Several of my fellow crew members on the Freedom are together here because they share a personal history of sometimes daring resistance to the Vietnam war. These stories of war resistance segue into stories of Central and South America, Bosnia, and Palestine. They are otherwise ordinary people. Doctors, an economist, a corporate consultant, a merchant captain, a ship’s electrician, a train engineer. They have all escaped their conventional Swedish futures by jumping into a fray.

I passed through their country as I turned twenty, in 1970, on my way from the Trans-Siberian Railway to a job in Denmark. I was too young and too disconnected to find them. Otherwise my life would have been very different. To put it more accurately, I’m coming to the jump a little late, having stood around the ladder of the diving board watching the splashing until I felt the chill.

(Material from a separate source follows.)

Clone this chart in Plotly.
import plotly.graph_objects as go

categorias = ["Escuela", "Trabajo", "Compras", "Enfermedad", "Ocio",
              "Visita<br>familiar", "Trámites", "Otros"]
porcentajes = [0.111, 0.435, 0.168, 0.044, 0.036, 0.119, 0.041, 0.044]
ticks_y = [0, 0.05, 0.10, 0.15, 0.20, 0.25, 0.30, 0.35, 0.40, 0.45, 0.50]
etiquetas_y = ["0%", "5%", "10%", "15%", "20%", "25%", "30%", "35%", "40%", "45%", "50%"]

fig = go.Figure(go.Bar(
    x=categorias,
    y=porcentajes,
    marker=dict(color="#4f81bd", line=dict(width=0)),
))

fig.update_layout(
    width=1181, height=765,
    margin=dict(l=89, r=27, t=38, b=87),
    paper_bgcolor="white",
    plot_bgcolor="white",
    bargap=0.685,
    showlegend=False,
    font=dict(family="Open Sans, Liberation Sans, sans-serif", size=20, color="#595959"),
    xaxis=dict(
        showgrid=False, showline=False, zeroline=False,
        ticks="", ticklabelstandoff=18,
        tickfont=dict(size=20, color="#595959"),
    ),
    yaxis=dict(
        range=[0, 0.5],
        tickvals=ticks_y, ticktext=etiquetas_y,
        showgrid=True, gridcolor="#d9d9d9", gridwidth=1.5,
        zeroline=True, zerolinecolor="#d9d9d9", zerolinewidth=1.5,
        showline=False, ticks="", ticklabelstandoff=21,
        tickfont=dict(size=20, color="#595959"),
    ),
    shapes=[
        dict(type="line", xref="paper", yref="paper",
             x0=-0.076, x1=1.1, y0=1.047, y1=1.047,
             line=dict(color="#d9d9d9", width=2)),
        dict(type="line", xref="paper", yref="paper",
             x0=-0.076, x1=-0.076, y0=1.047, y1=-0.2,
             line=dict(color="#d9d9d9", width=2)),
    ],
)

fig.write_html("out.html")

The military chill is part of growing up. I’m not a pacifist. The government chill? Well, governments are run by clever people who are faithful to myth until it actually falls over and crushes them. The media mafia is more complicated. I’ve been close enough to some of it to see how, like Aesop's fabulous beaver, it chews off its own balls.

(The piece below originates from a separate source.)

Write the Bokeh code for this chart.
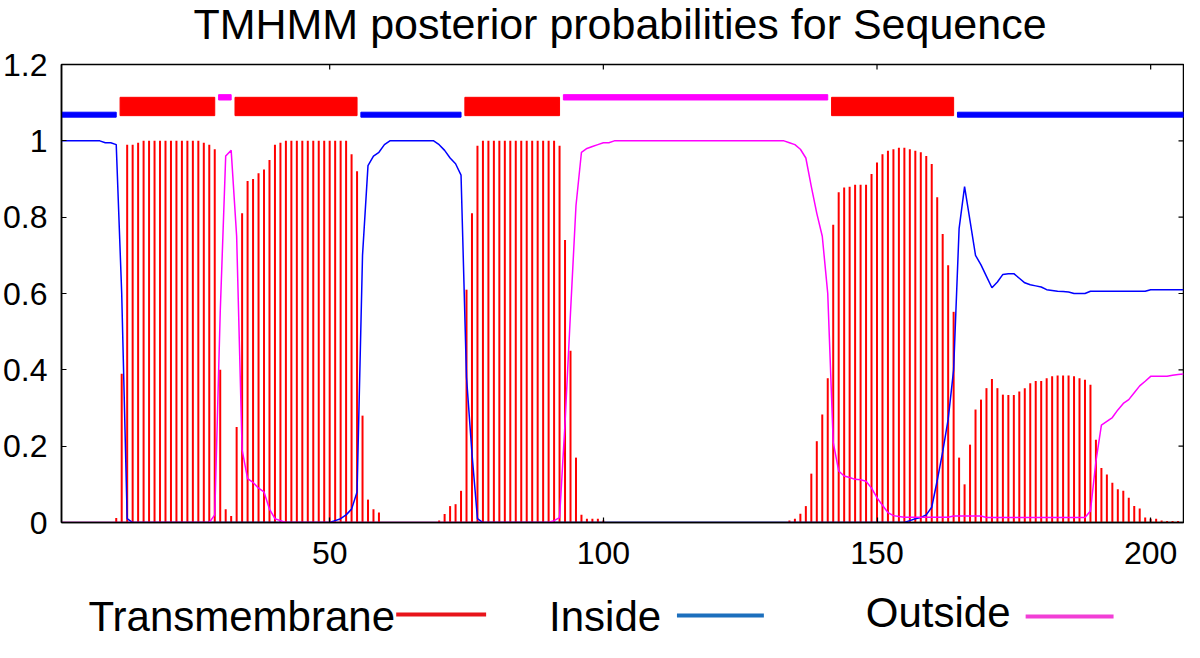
from bokeh.plotting import figure
from bokeh.models import Range1d, FixedTicker, CustomJSTickFormatter, ColumnDataSource
from bokeh.layouts import column
from bokeh.embed import file_html
from bokeh.resources import INLINE
from bokeh.core.properties import value

title_text = "TMHMM posterior probabilities for Sequence"

# residue positions 1..206
positions = list(range(1, 207))

# posterior probability of transmembrane (red impulses)
tm_prob = [
    0, 0, 0, 0, 0, 0, 0, 0, 0, 0,
    0.012, 0.39, 0.99, 0.99, 0.995, 1.0, 1.0, 1.0, 1.0, 1.0,
    1.0, 1.0, 1.0, 1.0, 1.0, 1.0, 0.995, 0.99, 0.978, 0.4,
    0.035, 0.017, 0.25, 0.81, 0.895, 0.90, 0.915, 0.925, 0.95, 0.99,
    0.995, 1.0, 1.0, 1.0, 1.0, 1.0, 1.0, 1.0, 1.0, 1.0,
    1.0, 1.0, 1.0, 0.965, 0.92, 0.28, 0.06, 0.035, 0.026, 0.0,
    0, 0, 0, 0, 0, 0, 0, 0, 0, 0.005,
    0.022, 0.043, 0.048, 0.083, 0.61, 0.81, 0.987, 1.0, 1.0, 1.0,
    1.0, 1.0, 1.0, 1.0, 1.0, 1.0, 1.0, 1.0, 1.0, 1.0,
    1.0, 0.987, 0.74, 0.45, 0.17, 0.02, 0.01, 0.01, 0.01, 0.005,
    0, 0, 0, 0, 0, 0, 0, 0, 0, 0,
    0, 0, 0, 0, 0, 0, 0, 0, 0, 0,
    0, 0, 0, 0, 0, 0, 0, 0, 0, 0,
    0, 0, 0, 0.005, 0.01, 0.023, 0.043, 0.128, 0.213, 0.283,
    0.378, 0.78, 0.865, 0.878, 0.88, 0.885, 0.885, 0.885, 0.913, 0.943,
    0.965, 0.974, 0.978, 0.982, 0.982, 0.978, 0.974, 0.97, 0.96, 0.939,
    0.852, 0.756, 0.674, 0.552, 0.17, 0.1, 0.204, 0.296, 0.322, 0.352,
    0.376, 0.352, 0.335, 0.334, 0.334, 0.343, 0.352, 0.365, 0.371, 0.371,
    0.378, 0.383, 0.385, 0.385, 0.385, 0.383, 0.378, 0.374, 0.361, 0.217,
    0.143, 0.126, 0.104, 0.087, 0.083, 0.065, 0.043, 0.037, 0.013, 0.01,
    0.01, 0.005, 0.004, 0.004, 0.004, 0.0,
]

# posterior probability of inside (blue line)
inside_prob = [
    1.0, 1.0, 1.0, 1.0, 1.0, 1.0, 1.0, 1.0, 0.995, 0.995,
    0.99, 0.6, 0.01, 0, 0, 0, 0, 0, 0, 0,
    0, 0, 0, 0, 0, 0, 0, 0, 0, 0,
    0, 0, 0, 0, 0, 0, 0, 0, 0, 0,
    0, 0, 0, 0, 0, 0, 0, 0, 0, 0,
    0.005, 0.01, 0.02, 0.035, 0.08, 0.7, 0.935, 0.96, 0.97, 0.99,
    1.0, 1.0, 1.0, 1.0, 1.0, 1.0, 1.0, 1.0, 1.0, 0.99,
    0.975, 0.955, 0.94, 0.91, 0.38, 0.18, 0.01, 0, 0, 0,
    0, 0, 0, 0, 0, 0, 0, 0, 0, 0,
    0, 0, 0, 0, 0, 0, 0, 0, 0, 0,
    0, 0, 0, 0, 0, 0, 0, 0, 0, 0,
    0, 0, 0, 0, 0, 0, 0, 0, 0, 0,
    0, 0, 0, 0, 0, 0, 0, 0, 0, 0,
    0, 0, 0, 0, 0, 0, 0, 0, 0, 0,
    0, 0, 0, 0, 0, 0, 0, 0, 0, 0,
    0, 0, 0, 0, 0, 0.005, 0.01, 0.013, 0.02, 0.04,
    0.11, 0.185, 0.27, 0.40, 0.77, 0.88, 0.79, 0.70, 0.675, 0.645,
    0.615, 0.63, 0.65, 0.652, 0.652, 0.64, 0.628, 0.623, 0.62, 0.617,
    0.61, 0.608, 0.606, 0.605, 0.604, 0.6, 0.6, 0.6, 0.606, 0.606,
    0.606, 0.606, 0.606, 0.606, 0.606, 0.606, 0.606, 0.606, 0.606, 0.61,
    0.61, 0.61, 0.61, 0.61, 0.61, 0.61,
]

# posterior probability of outside (magenta line)
outside_prob = [
    0, 0, 0, 0, 0, 0, 0, 0, 0, 0,
    0, 0, 0, 0, 0, 0, 0, 0, 0, 0,
    0, 0, 0, 0, 0, 0, 0, 0, 0.02, 0.55,
    0.96, 0.975, 0.75, 0.19, 0.115, 0.105, 0.09, 0.08, 0.035, 0.01,
    0.005, 0, 0, 0, 0, 0, 0, 0, 0, 0,
    0, 0, 0, 0, 0, 0, 0, 0, 0, 0,
    0, 0, 0, 0, 0, 0, 0, 0, 0, 0,
    0, 0, 0, 0, 0, 0, 0, 0, 0, 0,
    0, 0, 0, 0, 0, 0, 0, 0, 0, 0,
    0.005, 0.013, 0.26, 0.55, 0.83, 0.97, 0.98, 0.985, 0.99, 0.995,
    0.995, 1.0, 1.0, 1.0, 1.0, 1.0, 1.0, 1.0, 1.0, 1.0,
    1.0, 1.0, 1.0, 1.0, 1.0, 1.0, 1.0, 1.0, 1.0, 1.0,
    1.0, 1.0, 1.0, 1.0, 1.0, 1.0, 1.0, 1.0, 1.0, 1.0,
    1.0, 1.0, 1.0, 0.995, 0.99, 0.978, 0.955, 0.88, 0.81, 0.75,
    0.6, 0.21, 0.135, 0.122, 0.118, 0.113, 0.112, 0.108, 0.09, 0.065,
    0.045, 0.026, 0.018, 0.016, 0.014, 0.014, 0.014, 0.014, 0.014, 0.014,
    0.014, 0.014, 0.014, 0.017, 0.017, 0.017, 0.017, 0.017, 0.017, 0.013,
    0.013, 0.013, 0.013, 0.013, 0.013, 0.013, 0.013, 0.013, 0.013, 0.013,
    0.013, 0.013, 0.013, 0.013, 0.013, 0.013, 0.013, 0.013, 0.03, 0.16,
    0.255, 0.265, 0.275, 0.295, 0.312, 0.322, 0.34, 0.358, 0.37, 0.383,
    0.383, 0.383, 0.383, 0.386, 0.388, 0.389,
]

# predicted topology (first residue, last residue)
topo_tm = [(12, 29), (33, 55), (75, 92), (142, 164)]
topo_inside = [(1, 11), (56, 74), (165, 206)]
topo_outside = [(30, 32), (93, 141)]

y_ticks = [0, 0.2, 0.4, 0.6, 0.8, 1.0, 1.2]
y_tick_labels = ["0", "0.2", "0.4", "0.6", "0.8", "1", "1.2"]
x_ticks = [50, 100, 150, 200]

legend_labels = ["Transmembrane", "Inside", "Outside"]
legend_colors = ["#e8141b", "#1c6fbd", "#f23ed6"]

RED = "#ff0000"
BLUE = "#0000ff"
MAGENTA = "#ff00ff"
FONT = "Liberation Sans"

X_MIN, X_MAX = 1, 206
Y_MIN, Y_MAX = 0, 1.2

W, H = 1184, 642
TITLE_H = 48
MAIN_H = 534          # title strip + main plot end at canvas y = 582
BORDER_L, BORDER_R = 60, 1


def strip(height, y_top):
    """A blank strip whose frame is aligned with the main frame and whose
    ranges run in the page's own pixels (x right, y down)."""
    f = figure(width=W, height=height, x_range=Range1d(BORDER_L, W - BORDER_R),
               y_range=Range1d(y_top + height, y_top),
               output_backend="svg", toolbar_location=None, min_border=0,
               min_border_left=BORDER_L, min_border_right=BORDER_R,
               x_axis_location=None, y_axis_location=None)
    f.grid.visible = False
    f.outline_line_color = None
    return f


# title strip
ttl = strip(TITLE_H, 0)
ttl.text(x=[619], y=[23.5], text=[title_text], text_font=value(FONT), text_font_size="43px",
         text_color="black", text_align="center", text_baseline="middle")

src = ColumnDataSource(dict(x=positions, tm=tm_prob, inside=inside_prob, outside=outside_prob))

p = figure(width=W, height=MAIN_H, x_range=Range1d(X_MIN, X_MAX), y_range=Range1d(Y_MIN, Y_MAX),
           output_backend="svg", toolbar_location=None,
           min_border_left=BORDER_L, min_border_right=BORDER_R,
           min_border_top=64 - TITLE_H, min_border_bottom=60)

p.grid.visible = False
p.outline_line_color = "black"
p.outline_line_width = 1.5
p.background_fill_color = "white"
p.border_fill_color = "white"

fmt = CustomJSTickFormatter(args=dict(t=y_ticks, l=y_tick_labels), code="""
for (let i = 0; i < t.length; i++) { if (Math.abs(t[i] - tick) < 1e-6) return l[i]; }
return tick.toString();
""")

p.yaxis.ticker = FixedTicker(ticks=y_ticks)
p.yaxis.formatter = fmt
p.xaxis.ticker = FixedTicker(ticks=x_ticks)
for ax in p.xaxis + p.yaxis:
    ax.major_tick_in = 5
    ax.major_tick_out = 0
    ax.minor_tick_line_color = None
    ax.axis_line_color = "black"
    ax.axis_line_width = 1.5
    ax.major_tick_line_width = 1.2
    ax.major_label_text_font = FONT
    ax.major_label_text_color = "black"
p.yaxis.major_label_text_font_size = "32px"
p.yaxis.major_label_standoff = 14
p.xaxis.major_label_text_font_size = "32px"
p.xaxis.major_label_standoff = 19

# mirrored tick marks on the right and top edges
tick_dx = 5 / 5.48
tick_dy = 5 / 381.0
p.segment(x0=[X_MAX - tick_dx] * len(y_ticks), y0=y_ticks, x1=[X_MAX] * len(y_ticks), y1=y_ticks,
          line_color="black", line_width=1.2)
p.segment(x0=x_ticks, y0=[Y_MAX - tick_dy] * len(x_ticks), x1=x_ticks, y1=[Y_MAX] * len(x_ticks),
          line_color="black", line_width=1.2)

# transmembrane impulses
p.segment(x0="x", y0=0, x1="x", y1="tm", source=src, line_color=RED, line_width=2)
# inside / outside lines
p.line("x", "inside", source=src, line_color=BLUE, line_width=1.5)
p.line("x", "outside", source=src, line_color=MAGENTA, line_width=1.5)

# topology bars
p.quad(left=[s - 0.3 for s, e in topo_tm], right=[e for s, e in topo_tm],
       bottom=1.066, top=1.114, fill_color=RED, line_color=RED)
p.quad(left=[s - 0.3 for s, e in topo_inside], right=[e for s, e in topo_inside],
       bottom=1.062, top=1.075, fill_color=BLUE, line_color=BLUE)
p.quad(left=[s - 0.3 for s, e in topo_outside], right=[e for s, e in topo_outside],
       bottom=1.107, top=1.121, fill_color=MAGENTA, line_color=MAGENTA)

# legend strip
LEG_TOP = TITLE_H + MAIN_H
leg = strip(H - LEG_TOP, LEG_TOP)
leg.text(x=[87, 548, 865], y=[616, 616, 612], text=legend_labels, text_font=value(FONT),
         text_font_size="42px", text_color="black", text_baseline="middle")
leg.segment(x0=[395, 676, 1025], y0=[614, 615, 616], x1=[485, 763, 1113], y1=[614, 615, 616],
            line_color=legend_colors, line_width=4)

layout = column(ttl, p, leg, spacing=0)
open("out.html", "w").write(file_html(layout, INLINE))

The same news mafiosi who kept us in Vietnam — who aided and abetted the deaths of perhaps millions of south-east Asians in Vietnam, Cambodia, and Laos — these are the same typists who took us to South America where we chose murderous tyrants because they were the tightest corks for the bottles. They’re still with us. Different names, more women, more money, less competition. They design fact-sets for us according to their assessment of our opinions which determine our willingness to pay — the cost of our self-esteem. This is how we can read about a close ally killing civilians and explaining to our muddled minds that it’s all because Hamas has attempted un-armed resistance.

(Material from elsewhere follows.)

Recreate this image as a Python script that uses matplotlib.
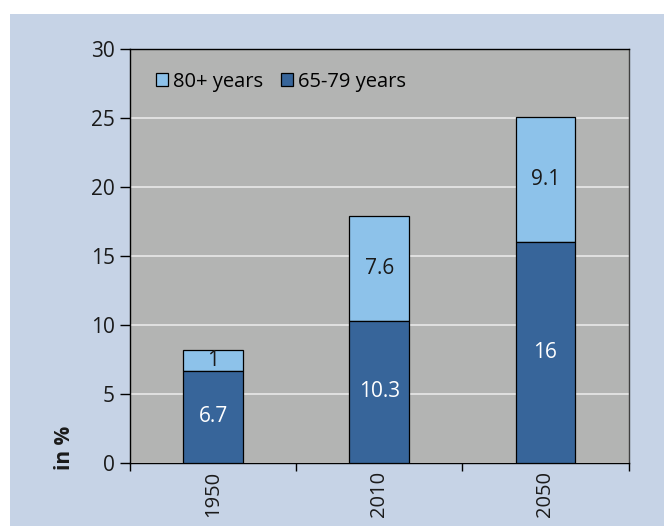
import matplotlib
matplotlib.use("Agg")
import matplotlib.pyplot as plt
import numpy as np
from matplotlib.patches import Rectangle

plt.rcParams["font.family"] = ["Open Sans", "DejaVu Sans"]

years = ["1950", "2010", "2050"]
age_65_79 = [6.7, 10.3, 16]
age_80 = [1.5, 7.6, 9.1]
labels_65_79 = ["6.7", "10.3", "16"]
labels_80 = ["1", "7.6", "9.1"]

DARK = "#37659a"
LIGHT = "#8dc2ea"
PLOT_BG = "#b3b4b3"
PANEL = "#c6d3e6"
TXT = "#1a1a1a"
FS = 15

fig = plt.figure(figsize=(6.64, 5.26), dpi=100)
fig.patch.set_facecolor("white")
fig.patches.append(Rectangle((10 / 664, 0), 1 - 10 / 664, 1 - 14 / 526,
                             transform=fig.transFigure, facecolor=PANEL,
                             edgecolor="none", zorder=-10))

ax = fig.add_axes([130 / 664, 1 - 463 / 526, (628.5 - 130) / 664, (463 - 49) / 526])
ax.set_facecolor(PLOT_BG)

x = np.arange(len(years))
w = 0.36
ax.bar(x, age_80, w, bottom=age_65_79, color=LIGHT, edgecolor="black",
       linewidth=0.9, label="80+ years", zorder=3)
ax.bar(x, age_65_79, w, color=DARK, edgecolor="black", linewidth=0.9,
       label="65-79 years", zorder=3)

for i in range(len(years)):
    ax.text(x[i], age_65_79[i] / 2, labels_65_79[i], ha="center", va="center",
            color="white", fontsize=FS, zorder=4)
    ax.text(x[i], age_65_79[i] + age_80[i] / 2, labels_80[i], ha="center",
            va="center", color=TXT, fontsize=FS, zorder=4)

ax.set_xlim(-0.5, len(years) - 0.5)
ax.set_ylim(0, 30)
ax.set_yticks(range(0, 31, 5))
ax.yaxis.grid(True, color="#e8e8e8", linewidth=1.2, zorder=1)
ax.set_axisbelow(True)

ax.set_xticks(x)
ax.set_xticklabels(years, rotation=90, fontsize=14.5, color=TXT)
ax.set_xticks(np.arange(-0.5, len(years), 1), minor=True)
ax.tick_params(axis="x", which="major", length=0, pad=6)
ax.tick_params(axis="x", which="minor", length=6, width=1, direction="out")
ax.tick_params(axis="y", length=7, width=1, direction="out", labelsize=FS,
               labelcolor=TXT, pad=4)

for s in ax.spines.values():
    s.set_color("black")
    s.set_linewidth(1)
ax.spines["right"].set_color("#404040")

ax.legend(loc="upper left", ncol=2, frameon=False, fontsize=14.5,
          handlelength=0.6, handleheight=0.6, handletextpad=0.25,
          columnspacing=0.9, bbox_to_anchor=(0.035, 0.965), borderaxespad=0)

fig.text(65 / 664, 1 - 448 / 526, "in %", rotation=90, ha="center",
         va="center", fontsize=FS, fontweight="bold", color=TXT)

fig.savefig("out.png", dpi=100)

I grew up in a world that had become temporarily sane — at least for young white Canadians. But I’m learning to enjoy the contradiction, the absurdity of this current era. We’re sailing an old 72-foot ketch to Gaza. We’ll be captured by the IDF. They have to maintain a blockade that has destroyed the economy of a Mediterranean seaport filled with two million prisoners who can’t even flee destruction from the air, land and sea. Israelis do it because they’re afraid of an enemy that has no airforce but will eventually win. They also do it for the Israeli economy that, in a perverse incentive, sells millions of dollars of goods to aid agencies that collect their funds from us. We pay for Israel’s economic exploitation of the West Bank and its maintenance of the open air prison that is Gaza. You won’t read that in the news or see it on TV. Until you do.